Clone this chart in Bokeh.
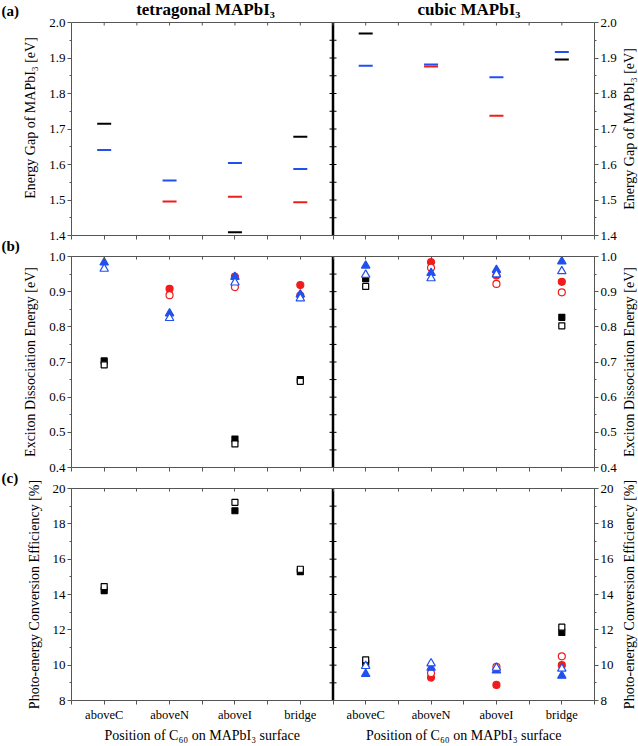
import math
import numpy as np
from bokeh.plotting import figure
from bokeh.layouts import column, row
from bokeh.models import LinearAxis, FixedTicker, Range1d, Span, PrintfTickFormatter
from bokeh.core.properties import value
from bokeh.embed import file_html
from bokeh.resources import INLINE

nan = float("nan")

# ---------------- data ----------------
positions = ["aboveC", "aboveN", "aboveI", "bridge"]
phase_titles = ["tetragonal MAPbI₃", "cubic MAPbI₃"]
panel_tags = ["(a)", "(b)", "(c)"]
y_titles = ["Energy Gap of MAPbI₃ [eV]", "Exciton Dissociation Energy [eV]",
            "Photo-energy Conversion Efficiency [%]"]
x_title = "Position of C₆₀ on MAPbI₃ surface"

# (a) energy gap of MAPbI3 [eV]
gap_black_tet = [1.715, nan, 1.409, 1.678]
gap_black_cub = [1.969, nan, nan, 1.896]
gap_blue_tet = [1.641, 1.555, 1.604, 1.587]
gap_blue_cub = [1.878, 1.882, 1.846, 1.917]
gap_red_tet = [nan, 1.496, 1.509, 1.494]
gap_red_cub = [nan, 1.876, 1.737, nan]

# (b) exciton dissociation energy [eV]
ede_sq_fill_tet = [0.703, nan, 0.481, 0.650]
ede_sq_open_tet = [0.692, nan, 0.467, 0.645]
ede_ci_fill_tet = [nan, 0.908, 0.943, 0.919]
ede_ci_open_tet = [nan, 0.890, 0.913, 0.889]
ede_tr_fill_tet = [0.983, 0.838, 0.942, 0.892]
ede_tr_open_tet = [0.965, 0.825, 0.926, 0.881]
ede_sq_fill_cub = [0.937, nan, nan, 0.827]
ede_sq_open_cub = [0.915, nan, nan, 0.803]
ede_ci_fill_cub = [nan, 0.984, 0.946, 0.928]
ede_ci_open_cub = [nan, 0.968, 0.922, 0.898]
ede_tr_fill_cub = [0.974, 0.953, 0.962, 0.986]
ede_tr_open_cub = [0.948, 0.938, 0.949, 0.958]

# (c) photo-energy conversion efficiency [%]
pce_sq_fill_tet = [14.22, nan, 18.74, 15.29]
pce_sq_open_tet = [14.45, nan, 19.22, 15.43]
pce_ci_fill_tet = [nan, nan, nan, nan]
pce_ci_open_tet = [nan, nan, nan, nan]
pce_tr_fill_tet = [nan, nan, nan, nan]
pce_tr_open_tet = [nan, nan, nan, nan]
pce_sq_fill_cub = [10.08, nan, nan, 11.85]
pce_sq_open_cub = [10.30, nan, nan, 12.15]
pce_ci_fill_cub = [nan, 9.30, 8.88, 10.00]
pce_ci_open_cub = [nan, 9.55, 9.90, 10.50]
pce_tr_fill_cub = [9.50, 9.85, 9.70, 9.40]
pce_tr_open_cub = [9.95, 10.10, 9.85, 9.80]

gap_ticks = [1.4, 1.5, 1.6, 1.7, 1.8, 1.9, 2.0]
ede_ticks = [0.4, 0.5, 0.6, 0.7, 0.8, 0.9, 1.0]
pce_ticks = [8, 10, 12, 14, 16, 18, 20]

# ---------------- style / layout ----------------
FONT = "Liberation Serif"
AXC = "#555555"
BLACK = "#000000"
RED = "#f01c1c"
BLUE = "#2050ee"
PAGE_H = 746
STRIP_W = 20          # left strip holding panel tags
RSTRIP_W = 18         # right strip holding right-hand y titles
MAIN_W = 600
LB, RB = 48, 26       # borders of the main figures
HEAD = 22             # title zone inside panel (a) frame, px
BOX_A = 213           # panel (a) plot box height, px
# page rows of the three plot boxes (top, height)
boxes = [(22, 213), (256, 211), (488, 212)]

n = len(positions)
x_all = np.arange(1, 2 * n + 1, dtype=float)
x_half = [0.5 + 0.5 * i for i in range(4 * n + 1)]
x_overrides = {t: "" for t in x_half}
for i, t in enumerate(x_all):
    x_overrides[float(t)] = positions[i % n]
blank_overrides = {t: "" for t in x_half}


def minor_of(ticks):
    return [(a + b) / 2 for a, b in zip(ticks[:-1], ticks[1:])]


def style_axis(ax):
    ax.axis_line_color = AXC
    ax.axis_line_width = 1
    ax.major_tick_line_color = AXC
    ax.minor_tick_line_color = AXC
    ax.major_label_text_font = FONT
    ax.major_label_text_font_size = "13px"
    ax.major_label_text_color = "black"
    ax.axis_label_text_font = FONT
    ax.axis_label_text_font_size = "14px"
    ax.axis_label_text_font_style = "normal"
    ax.axis_label_text_color = "black"


def hidden_labels(ax):
    ax.major_label_overrides = blank_overrides
    ax.major_label_text_font_size = "1px"
    ax.major_label_text_color = None
    ax.major_label_standoff = 0


def bare_fig(width, height, xr, yr, lb=0, rb=0):
    p = figure(width=width, height=height, x_range=xr, y_range=yr,
               output_backend="svg", toolbar_location=None, title_location=None,
               x_axis_location=None, y_axis_location=None,
               min_border_left=lb, min_border_right=rb, min_border_top=0, min_border_bottom=0)
    p.xgrid.grid_line_color = None
    p.ygrid.grid_line_color = None
    p.outline_line_color = None
    return p


def make_fig(height, top, bottom, yr, ticks, fmt, ylabel, xlabels, top_axis=True, y_end=None):
    y0, y1 = yr
    p = figure(width=MAIN_W, height=height, x_range=Range1d(0.5, 8.5),
               y_range=Range1d(y0, y1 if y_end is None else y_end),
               output_backend="svg", toolbar_location=None, title_location=None,
               x_axis_location=None, y_axis_location=None,
               min_border_left=LB, min_border_right=RB,
               min_border_top=top, min_border_bottom=bottom)
    p.xgrid.grid_line_color = None
    p.ygrid.grid_line_color = None
    p.outline_line_color = None
    p.border_fill_color = "white"

    for side in ("left", "right"):
        ax = LinearAxis(ticker=FixedTicker(ticks=ticks, minor_ticks=minor_of(ticks)),
                        axis_label=ylabel if side == "left" else None,
                        formatter=PrintfTickFormatter(format=fmt), bounds=(y0, y1))
        style_axis(ax)
        ax.major_tick_out = 4
        ax.major_tick_in = 0
        ax.minor_tick_out = 2
        ax.minor_tick_in = 0
        ax.major_label_standoff = 2
        ax.axis_label_standoff = 8
        p.add_layout(ax, side)

    xb = LinearAxis(ticker=FixedTicker(ticks=x_half, minor_ticks=[]),
                    major_label_overrides=x_overrides)
    style_axis(xb)
    xb.major_tick_out = 4
    xb.major_tick_in = 0
    xb.major_label_standoff = 3
    xb.major_label_text_font_size = "12.5px"
    if not xlabels:
        hidden_labels(xb)
    p.add_layout(xb, "below")

    if top_axis:
        xa = LinearAxis(ticker=FixedTicker(ticks=x_half, minor_ticks=[]))
        style_axis(xa)
        xa.major_tick_out = 0
        xa.major_tick_in = 3
        hidden_labels(xa)
        p.add_layout(xa, "above")

    # divider between tetragonal and cubic halves, with small ticks on both sides
    p.segment(x0=[4.5], y0=[y0], x1=[4.5], y1=[y1], line_color="black", line_width=2.5)
    inner = list(ticks[1:-1]) + minor_of(ticks)
    for ang in (0.0, math.pi):
        p.ray(x=[4.5] * len(inner), y=inner, length=3.5, length_units="screen",
              angle=ang, line_color="black", line_width=1)
    return p


def pts(p, tet, cub, marker, color, filled, size):
    y = np.array(list(tet) + list(cub), dtype=float)
    p.scatter(x_all, y, marker=marker, size=size, line_color=color,
              fill_color=color if filled else "white", line_width=1.2)


def all_points(p, sq_f_t, sq_o_t, ci_f_t, ci_o_t, tr_f_t, tr_o_t,
               sq_f_c, sq_o_c, ci_f_c, ci_o_c, tr_f_c, tr_o_c):
    pts(p, sq_f_t, sq_f_c, "square", BLACK, True, 6)
    pts(p, sq_o_t, sq_o_c, "square", BLACK, False, 6)
    pts(p, ci_f_t, ci_f_c, "circle", RED, True, 7)
    pts(p, ci_o_t, ci_o_c, "circle", RED, False, 7)
    pts(p, tr_f_t, tr_f_c, "triangle", BLUE, True, 8.5)
    pts(p, tr_o_t, tr_o_c, "triangle", BLUE, False, 8.5)


# ---------------- panel (a) (title zone inside its frame) ----------------
g0, g1 = gap_ticks[0], gap_ticks[-1]
px_a = (g1 - g0) / BOX_A
pa = make_fig(245, 0, 10, (g0, g1), gap_ticks, "%.1f", y_titles[0], False,
              top_axis=False, y_end=g1 + HEAD * px_a)
pa.add_layout(Span(location=g1, dimension="width", line_color=AXC, line_width=1))
pa.ray(x=x_half, y=[g1] * len(x_half), length=3, length_units="screen",
       angle=-math.pi / 2, line_color=AXC, line_width=1)
for tet, cub, col in ((gap_black_tet, gap_black_cub, BLACK),
                      (gap_blue_tet, gap_blue_cub, BLUE),
                      (gap_red_tet, gap_red_cub, RED)):
    y = np.array(list(tet) + list(cub), dtype=float)
    pa.scatter(x_all, y, marker="dash", size=14, line_color=col, line_width=2)
pa.text(x=[2.5 + 0.05, 6.5 + 0.08], y=[g1 + 13 * px_a] * 2, text=phase_titles,
        text_font=value(FONT), text_font_size="17px", text_font_style="bold",
        text_align="center", text_baseline="middle", text_color="black")

# ---------------- panel (b) ----------------
pb = make_fig(232, 11, 10, (ede_ticks[0], ede_ticks[-1]), ede_ticks, "%.1f",
              y_titles[1], False)
all_points(pb, ede_sq_fill_tet, ede_sq_open_tet, ede_ci_fill_tet, ede_ci_open_tet,
           ede_tr_fill_tet, ede_tr_open_tet, ede_sq_fill_cub, ede_sq_open_cub,
           ede_ci_fill_cub, ede_ci_open_cub, ede_tr_fill_cub, ede_tr_open_cub)

# ---------------- panel (c) ----------------
pc = make_fig(247, 11, 24, (pce_ticks[0], pce_ticks[-1]), pce_ticks, "%d",
              y_titles[2], True)
all_points(pc, pce_sq_fill_tet, pce_sq_open_tet, pce_ci_fill_tet, pce_ci_open_tet,
           pce_tr_fill_tet, pce_tr_open_tet, pce_sq_fill_cub, pce_sq_open_cub,
           pce_ci_fill_cub, pce_ci_open_cub, pce_tr_fill_cub, pce_tr_open_cub)

# ---------------- footer with x-axis titles ----------------
pf = bare_fig(MAIN_W, 22, Range1d(0.5, 8.5), Range1d(0, 1), LB, RB)
pf.text(x=[2.5, 6.5], y=[0.5, 0.5], text=[x_title, x_title], text_font=value(FONT),
        text_font_size="14px", text_align="center", text_baseline="middle", text_color="black")

# ---------------- left strip with panel tags ----------------
ps = bare_fig(STRIP_W, PAGE_H, Range1d(0, STRIP_W), Range1d(PAGE_H, 0))
ps.text(x=[1, 1, 1], y=[10, 245.5, 477], text=panel_tags, text_font=value(FONT),
        text_font_size="15px", text_font_style="bold", text_align="left",
        text_baseline="middle", text_color="black")

# ---------------- right strip with right-hand y titles ----------------
pr = bare_fig(RSTRIP_W, PAGE_H, Range1d(0, RSTRIP_W), Range1d(PAGE_H, 0))
pr.text(x=[8.5] * 3, y=[t + h / 2 for t, h in boxes], text=y_titles, angle=math.pi / 2,
        text_font=value(FONT), text_font_size="14px", text_align="center",
        text_baseline="middle", text_color="black")

layout = row(ps, column(pa, pb, pc, pf, spacing=0), pr, spacing=0)

with open("out.html", "w") as f:
    f.write(file_html(layout, INLINE))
===============
_What this task involves_. Give again exactly the lines running from the beginning of the material above through the line that contains "ede_tr_open_cub = [0.948, 0.938, 0.949, 0.958]", and leave out every picture.

_Reply_.
Clone this chart in Bokeh.
import math
import numpy as np
from bokeh.plotting import figure
from bokeh.layouts import column, row
from bokeh.models import LinearAxis, FixedTicker, Range1d, Span, PrintfTickFormatter
from bokeh.core.properties import value
from bokeh.embed import file_html
from bokeh.resources import INLINE

nan = float("nan")

# ---------------- data ----------------
positions = ["aboveC", "aboveN", "aboveI", "bridge"]
phase_titles = ["tetragonal MAPbI₃", "cubic MAPbI₃"]
panel_tags = ["(a)", "(b)", "(c)"]
y_titles = ["Energy Gap of MAPbI₃ [eV]", "Exciton Dissociation Energy [eV]",
            "Photo-energy Conversion Efficiency [%]"]
x_title = "Position of C₆₀ on MAPbI₃ surface"

# (a) energy gap of MAPbI3 [eV]
gap_black_tet = [1.715, nan, 1.409, 1.678]
gap_black_cub = [1.969, nan, nan, 1.896]
gap_blue_tet = [1.641, 1.555, 1.604, 1.587]
gap_blue_cub = [1.878, 1.882, 1.846, 1.917]
gap_red_tet = [nan, 1.496, 1.509, 1.494]
gap_red_cub = [nan, 1.876, 1.737, nan]

# (b) exciton dissociation energy [eV]
ede_sq_fill_tet = [0.703, nan, 0.481, 0.650]
ede_sq_open_tet = [0.692, nan, 0.467, 0.645]
ede_ci_fill_tet = [nan, 0.908, 0.943, 0.919]
ede_ci_open_tet = [nan, 0.890, 0.913, 0.889]
ede_tr_fill_tet = [0.983, 0.838, 0.942, 0.892]
ede_tr_open_tet = [0.965, 0.825, 0.926, 0.881]
ede_sq_fill_cub = [0.937, nan, nan, 0.827]
ede_sq_open_cub = [0.915, nan, nan, 0.803]
ede_ci_fill_cub = [nan, 0.984, 0.946, 0.928]
ede_ci_open_cub = [nan, 0.968, 0.922, 0.898]
ede_tr_fill_cub = [0.974, 0.953, 0.962, 0.986]
ede_tr_open_cub = [0.948, 0.938, 0.949, 0.958]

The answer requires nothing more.